Louise, une jeune étudiante, meurt subitement lors d’une soirée, en présence du docteur qu’elle fréquentait en secret. C’est la plus délicate des enquêtes de sa carrière qui s’annonce pour Tony Saitta, flic roué et frère de la victime. Il a l’intuition que ce décès n’est pas accidentel, et soupçonne rapidement le médecin avant de suivre la piste d’un collier qui va lui dévoiler petit à petit des facettes inconnues de la personnalité de sa sœur.

Analyse et critique

La filmographie d’Alberto De Martino, tout au long de l’âge d’or du cinéma italien, se caractérise par des mouvements incessants à travers les genres, souvent avec une certaine réussite. Au cœur des années 70, il tourne ainsi Le conseiller, brillant film de gangster surfant sur le succès du Parrain, un western tardif, On remet ça, pas vrai Providence? et une réalisation dans le sillage de L’Exorciste, L’Antéchrist. Spécial Magnum est l’occasion d’un retour au polar au sens large, mais sous une forme plutôt étrange. En premier lieu, De Martino en profite à nouveau, comme pour Le conseiller, pour assouvir son goût pour les productions internationales et les tournages nord-américains. Un choix qui éloigne naturellement ces productions du poliziottescho traditionnel, caractérisé par son ancrage dans les villes italiennes. Pour Spécial Magnum, le décor sera le Canada, et particulièrement Montréal, la production bénéficiant de la politique Canadienne d’encouragement de la production cinématographique sur son territoire, particulièrement par le biais d’un accord de coproduction signé avec l’Italie en 1970 et dynamisé par la mise en place d’une niche fiscale particulièrement favorable. De Martino y tourne un film hybride, mêlant certains éléments de genre propres au poliziottescho, une atmosphère et une intrigue relevant du giallo ou du thriller, et des décors et des personnages propres au polar américain de l’époque.

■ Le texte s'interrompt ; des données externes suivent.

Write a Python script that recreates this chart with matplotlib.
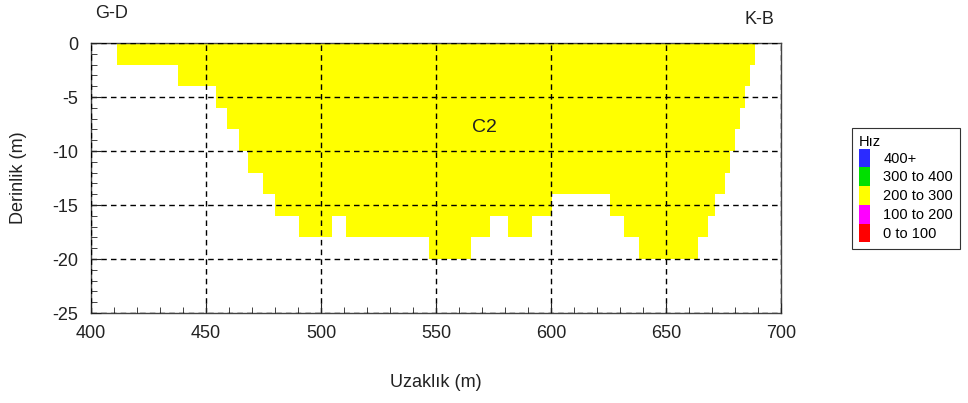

Cet encrage nord-américain, et tout particulièrement à la vague initiée par L’Inspecteur Harry est probablement l’aspect qui saute le plus aux yeux. Il s’affirme dès le titre qui fait directement écho à Magnum Force, le deuxième épisode mettant en scène Clint Eastwood dans le rôle du célèbre flic. Il s’incarne surtout dans le personnage de Tony Saitt0a, flic aux méthodes brutales qui va droit au but. Dans Spécial Magnum, pas de mandat d’arrêt, pas de cadre légal explicite à l’action de Saitta, dont l’action est bien plus motivée par la colère personnelle que par un idéal légal. L’interprétation du vétéran hollywoodien Stuart Whitman apporte toutefois une variation au personnage. Saitta est plus fatigué, plus désabusé que Callahan. Plongé dans un drame personnel, il mène ce qui ressemble à son dernier combat pour lui-même, pas pour la société. Le développement de l’intrigue n’en sera que plus dramatique, et se traduira sur le visage toujours plus marqué de l’acteur, qui propose ici une performance plus que convaincante. De Martino convoque également d’autres modèles américains. Le personnage de Julie Foster, une jeune professeure aveugle interprétée par Tisa Farrow, évoque ainsi sans détour le Terreur Aveugle de Richard Fleischer, et le personnage de sa sœur Mia. Spécial Magnum est, par sa forme, un film plus profondément américain qu’italien, De Martino sachant absorber les codes de ce cinéma, et les mettre en œuvre dans son film.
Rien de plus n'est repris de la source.